▶ [Exercise requirements] Reproduce all of the material word for word.

+ + +

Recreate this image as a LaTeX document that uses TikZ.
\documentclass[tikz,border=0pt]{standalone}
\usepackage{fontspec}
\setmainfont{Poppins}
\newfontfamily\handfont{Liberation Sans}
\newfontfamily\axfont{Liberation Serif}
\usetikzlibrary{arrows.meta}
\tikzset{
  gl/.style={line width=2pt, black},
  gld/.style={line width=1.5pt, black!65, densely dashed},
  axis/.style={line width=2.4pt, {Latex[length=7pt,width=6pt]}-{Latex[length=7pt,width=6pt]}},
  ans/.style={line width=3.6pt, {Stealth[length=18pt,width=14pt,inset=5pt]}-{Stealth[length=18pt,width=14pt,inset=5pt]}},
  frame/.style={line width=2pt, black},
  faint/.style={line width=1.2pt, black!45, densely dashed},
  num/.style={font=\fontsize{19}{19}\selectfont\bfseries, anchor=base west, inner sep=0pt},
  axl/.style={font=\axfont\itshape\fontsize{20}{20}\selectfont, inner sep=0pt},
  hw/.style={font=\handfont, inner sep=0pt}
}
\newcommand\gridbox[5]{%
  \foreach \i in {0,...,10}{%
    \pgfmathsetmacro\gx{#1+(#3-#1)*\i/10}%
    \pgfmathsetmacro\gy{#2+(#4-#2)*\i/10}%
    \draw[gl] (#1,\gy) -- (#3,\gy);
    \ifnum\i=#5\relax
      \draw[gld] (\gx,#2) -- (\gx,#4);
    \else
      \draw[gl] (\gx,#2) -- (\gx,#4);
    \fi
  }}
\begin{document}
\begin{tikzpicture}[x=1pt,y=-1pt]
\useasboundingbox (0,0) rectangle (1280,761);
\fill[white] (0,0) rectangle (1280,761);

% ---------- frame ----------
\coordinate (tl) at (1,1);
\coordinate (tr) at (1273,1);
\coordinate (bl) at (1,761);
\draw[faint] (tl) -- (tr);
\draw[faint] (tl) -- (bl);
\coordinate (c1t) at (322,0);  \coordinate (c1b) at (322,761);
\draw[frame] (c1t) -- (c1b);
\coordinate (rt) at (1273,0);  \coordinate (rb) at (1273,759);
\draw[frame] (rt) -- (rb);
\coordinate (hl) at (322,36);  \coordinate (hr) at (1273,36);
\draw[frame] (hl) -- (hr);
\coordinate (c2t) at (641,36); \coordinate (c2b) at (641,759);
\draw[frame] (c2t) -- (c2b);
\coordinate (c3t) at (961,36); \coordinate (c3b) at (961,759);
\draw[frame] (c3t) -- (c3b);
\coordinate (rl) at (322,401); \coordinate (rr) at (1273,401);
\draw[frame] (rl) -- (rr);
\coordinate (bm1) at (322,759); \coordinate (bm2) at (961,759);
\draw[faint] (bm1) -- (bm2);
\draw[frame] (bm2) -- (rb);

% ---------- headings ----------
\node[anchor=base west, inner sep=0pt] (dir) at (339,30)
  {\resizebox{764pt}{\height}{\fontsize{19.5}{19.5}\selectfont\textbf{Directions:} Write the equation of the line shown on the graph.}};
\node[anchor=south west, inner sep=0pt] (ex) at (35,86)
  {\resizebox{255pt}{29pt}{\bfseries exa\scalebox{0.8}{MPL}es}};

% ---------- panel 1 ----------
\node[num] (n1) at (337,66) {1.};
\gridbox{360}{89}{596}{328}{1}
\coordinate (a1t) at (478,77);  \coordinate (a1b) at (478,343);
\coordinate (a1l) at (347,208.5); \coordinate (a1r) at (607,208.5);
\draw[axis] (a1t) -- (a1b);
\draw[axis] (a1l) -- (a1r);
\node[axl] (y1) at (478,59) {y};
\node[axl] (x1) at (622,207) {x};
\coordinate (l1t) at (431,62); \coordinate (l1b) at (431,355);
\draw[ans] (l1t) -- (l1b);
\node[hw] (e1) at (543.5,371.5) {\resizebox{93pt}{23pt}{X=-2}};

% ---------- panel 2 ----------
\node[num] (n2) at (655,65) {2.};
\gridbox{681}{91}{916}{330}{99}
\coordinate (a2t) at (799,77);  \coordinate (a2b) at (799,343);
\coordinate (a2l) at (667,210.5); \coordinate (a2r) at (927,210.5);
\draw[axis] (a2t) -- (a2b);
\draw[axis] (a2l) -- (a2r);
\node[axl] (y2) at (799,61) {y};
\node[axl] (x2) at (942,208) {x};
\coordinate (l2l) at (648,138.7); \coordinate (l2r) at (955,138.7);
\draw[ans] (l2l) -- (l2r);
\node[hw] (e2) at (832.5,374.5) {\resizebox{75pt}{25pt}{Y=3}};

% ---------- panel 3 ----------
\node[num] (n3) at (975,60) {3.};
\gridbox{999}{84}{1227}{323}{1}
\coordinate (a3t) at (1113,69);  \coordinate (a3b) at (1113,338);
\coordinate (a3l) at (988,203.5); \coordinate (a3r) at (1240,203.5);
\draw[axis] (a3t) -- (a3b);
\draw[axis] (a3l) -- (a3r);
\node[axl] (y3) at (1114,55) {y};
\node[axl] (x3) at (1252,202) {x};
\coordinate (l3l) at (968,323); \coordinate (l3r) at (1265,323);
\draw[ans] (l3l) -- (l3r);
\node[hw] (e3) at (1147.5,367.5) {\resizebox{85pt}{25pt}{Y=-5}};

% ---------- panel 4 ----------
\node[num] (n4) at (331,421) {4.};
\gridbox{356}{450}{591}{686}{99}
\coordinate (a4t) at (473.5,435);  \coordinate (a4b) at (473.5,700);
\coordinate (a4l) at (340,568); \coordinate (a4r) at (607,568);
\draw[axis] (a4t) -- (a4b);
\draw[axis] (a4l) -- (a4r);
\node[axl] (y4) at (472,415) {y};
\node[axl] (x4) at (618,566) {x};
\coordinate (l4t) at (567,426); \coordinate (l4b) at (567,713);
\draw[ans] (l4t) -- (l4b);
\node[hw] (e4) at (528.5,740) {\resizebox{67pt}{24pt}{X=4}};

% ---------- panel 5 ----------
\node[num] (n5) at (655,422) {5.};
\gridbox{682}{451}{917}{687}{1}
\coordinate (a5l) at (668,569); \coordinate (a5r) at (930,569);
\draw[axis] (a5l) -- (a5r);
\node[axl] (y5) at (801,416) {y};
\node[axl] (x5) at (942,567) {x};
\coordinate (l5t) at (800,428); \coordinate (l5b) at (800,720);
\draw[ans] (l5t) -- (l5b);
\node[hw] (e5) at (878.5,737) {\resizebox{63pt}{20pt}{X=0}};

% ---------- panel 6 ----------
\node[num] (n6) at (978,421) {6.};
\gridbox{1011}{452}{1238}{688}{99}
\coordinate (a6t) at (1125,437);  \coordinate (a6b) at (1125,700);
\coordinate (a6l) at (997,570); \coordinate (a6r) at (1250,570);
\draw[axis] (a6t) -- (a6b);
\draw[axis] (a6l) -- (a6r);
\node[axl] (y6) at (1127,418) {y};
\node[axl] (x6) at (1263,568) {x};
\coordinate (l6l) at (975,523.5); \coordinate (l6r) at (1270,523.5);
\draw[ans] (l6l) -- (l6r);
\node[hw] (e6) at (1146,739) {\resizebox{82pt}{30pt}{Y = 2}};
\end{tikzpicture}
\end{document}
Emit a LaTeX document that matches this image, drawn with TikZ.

+ + +

▶ [Exercise solution]
Recreate this image as a LaTeX document that uses TikZ.
\documentclass[tikz,border=0pt]{standalone}
\usepackage{fontspec}
\setmainfont{Poppins}
\newfontfamily\handfont{Liberation Sans}
\newfontfamily\axfont{Liberation Serif}
\usetikzlibrary{arrows.meta}
\tikzset{
  gl/.style={line width=2pt, black},
  gld/.style={line width=1.5pt, black!65, densely dashed},
  axis/.style={line width=2.4pt, {Latex[length=7pt,width=6pt]}-{Latex[length=7pt,width=6pt]}},
  ans/.style={line width=3.6pt, {Stealth[length=18pt,width=14pt,inset=5pt]}-{Stealth[length=18pt,width=14pt,inset=5pt]}},
  frame/.style={line width=2pt, black},
  faint/.style={line width=1.2pt, black!45, densely dashed},
  num/.style={font=\fontsize{19}{19}\selectfont\bfseries, anchor=base west, inner sep=0pt},
  axl/.style={font=\axfont\itshape\fontsize{20}{20}\selectfont, inner sep=0pt},
  hw/.style={font=\handfont, inner sep=0pt}
}
\newcommand\gridbox[5]{%
  \foreach \i in {0,...,10}{%
    \pgfmathsetmacro\gx{#1+(#3-#1)*\i/10}%
    \pgfmathsetmacro\gy{#2+(#4-#2)*\i/10}%
    \draw[gl] (#1,\gy) -- (#3,\gy);
    \ifnum\i=#5\relax
      \draw[gld] (\gx,#2) -- (\gx,#4);
    \else
      \draw[gl] (\gx,#2) -- (\gx,#4);
    \fi
  }}
\begin{document}
\begin{tikzpicture}[x=1pt,y=-1pt]
\useasboundingbox (0,0) rectangle (1280,761);
\fill[white] (0,0) rectangle (1280,761);

% ---------- frame ----------
\coordinate (tl) at (1,1);
\coordinate (tr) at (1273,1);
\coordinate (bl) at (1,761);
\draw[faint] (tl) -- (tr);
\draw[faint] (tl) -- (bl);
\coordinate (c1t) at (322,0);  \coordinate (c1b) at (322,761);
\draw[frame] (c1t) -- (c1b);
\coordinate (rt) at (1273,0);  \coordinate (rb) at (1273,759);
\draw[frame] (rt) -- (rb);
\coordinate (hl) at (322,36);  \coordinate (hr) at (1273,36);
\draw[frame] (hl) -- (hr);
\coordinate (c2t) at (641,36); \coordinate (c2b) at (641,759);
\draw[frame] (c2t) -- (c2b);
\coordinate (c3t) at (961,36); \coordinate (c3b) at (961,759);
\draw[frame] (c3t) -- (c3b);
\coordinate (rl) at (322,401); \coordinate (rr) at (1273,401);
\draw[frame] (rl) -- (rr);
\coordinate (bm1) at (322,759); \coordinate (bm2) at (961,759);
\draw[faint] (bm1) -- (bm2);
\draw[frame] (bm2) -- (rb);

% ---------- headings ----------
\node[anchor=base west, inner sep=0pt] (dir) at (339,30)
  {\resizebox{764pt}{\height}{\fontsize{19.5}{19.5}\selectfont\textbf{Directions:} Write the equation of the line shown on the graph.}};
\node[anchor=south west, inner sep=0pt] (ex) at (35,86)
  {\resizebox{255pt}{29pt}{\bfseries exa\scalebox{0.8}{MPL}es}};

% ---------- panel 1 ----------
\node[num] (n1) at (337,66) {1.};
\gridbox{360}{89}{596}{328}{1}
\coordinate (a1t) at (478,77);  \coordinate (a1b) at (478,343);
\coordinate (a1l) at (347,208.5); \coordinate (a1r) at (607,208.5);
\draw[axis] (a1t) -- (a1b);
\draw[axis] (a1l) -- (a1r);
\node[axl] (y1) at (478,59) {y};
\node[axl] (x1) at (622,207) {x};
\coordinate (l1t) at (431,62); \coordinate (l1b) at (431,355);
\draw[ans] (l1t) -- (l1b);
\node[hw] (e1) at (543.5,371.5) {\resizebox{93pt}{23pt}{X=-2}};

% ---------- panel 2 ----------
\node[num] (n2) at (655,65) {2.};
\gridbox{681}{91}{916}{330}{99}
\coordinate (a2t) at (799,77);  \coordinate (a2b) at (799,343);
\coordinate (a2l) at (667,210.5); \coordinate (a2r) at (927,210.5);
\draw[axis] (a2t) -- (a2b);
\draw[axis] (a2l) -- (a2r);
\node[axl] (y2) at (799,61) {y};
\node[axl] (x2) at (942,208) {x};
\coordinate (l2l) at (648,138.7); \coordinate (l2r) at (955,138.7);
\draw[ans] (l2l) -- (l2r);
\node[hw] (e2) at (832.5,374.5) {\resizebox{75pt}{25pt}{Y=3}};

% ---------- panel 3 ----------
\node[num] (n3) at (975,60) {3.};
\gridbox{999}{84}{1227}{323}{1}
\coordinate (a3t) at (1113,69);  \coordinate (a3b) at (1113,338);
\coordinate (a3l) at (988,203.5); \coordinate (a3r) at (1240,203.5);
\draw[axis] (a3t) -- (a3b);
\draw[axis] (a3l) -- (a3r);
\node[axl] (y3) at (1114,55) {y};
\node[axl] (x3) at (1252,202) {x};
\coordinate (l3l) at (968,323); \coordinate (l3r) at (1265,323);
\draw[ans] (l3l) -- (l3r);
\node[hw] (e3) at (1147.5,367.5) {\resizebox{85pt}{25pt}{Y=-5}};

% ---------- panel 4 ----------
\node[num] (n4) at (331,421) {4.};
\gridbox{356}{450}{591}{686}{99}
\coordinate (a4t) at (473.5,435);  \coordinate (a4b) at (473.5,700);
\coordinate (a4l) at (340,568); \coordinate (a4r) at (607,568);
\draw[axis] (a4t) -- (a4b);
\draw[axis] (a4l) -- (a4r);
\node[axl] (y4) at (472,415) {y};
\node[axl] (x4) at (618,566) {x};
\coordinate (l4t) at (567,426); \coordinate (l4b) at (567,713);
\draw[ans] (l4t) -- (l4b);
\node[hw] (e4) at (528.5,740) {\resizebox{67pt}{24pt}{X=4}};

% ---------- panel 5 ----------
\node[num] (n5) at (655,422) {5.};
\gridbox{682}{451}{917}{687}{1}
\coordinate (a5l) at (668,569); \coordinate (a5r) at (930,569);
\draw[axis] (a5l) -- (a5r);
\node[axl] (y5) at (801,416) {y};
\node[axl] (x5) at (942,567) {x};
\coordinate (l5t) at (800,428); \coordinate (l5b) at (800,720);
\draw[ans] (l5t) -- (l5b);
\node[hw] (e5) at (878.5,737) {\resizebox{63pt}{20pt}{X=0}};

% ---------- panel 6 ----------
\node[num] (n6) at (978,421) {6.};
\gridbox{1011}{452}{1238}{688}{99}
\coordinate (a6t) at (1125,437);  \coordinate (a6b) at (1125,700);
\coordinate (a6l) at (997,570); \coordinate (a6r) at (1250,570);
\draw[axis] (a6t) -- (a6b);
\draw[axis] (a6l) -- (a6r);
\node[axl] (y6) at (1127,418) {y};
\node[axl] (x6) at (1263,568) {x};
\coordinate (l6l) at (975,523.5); \coordinate (l6r) at (1270,523.5);
\draw[ans] (l6l) -- (l6r);
\node[hw] (e6) at (1146,739) {\resizebox{82pt}{30pt}{Y = 2}};
\end{tikzpicture}
\end{document}
Emit a LaTeX document that matches this image, drawn with TikZ.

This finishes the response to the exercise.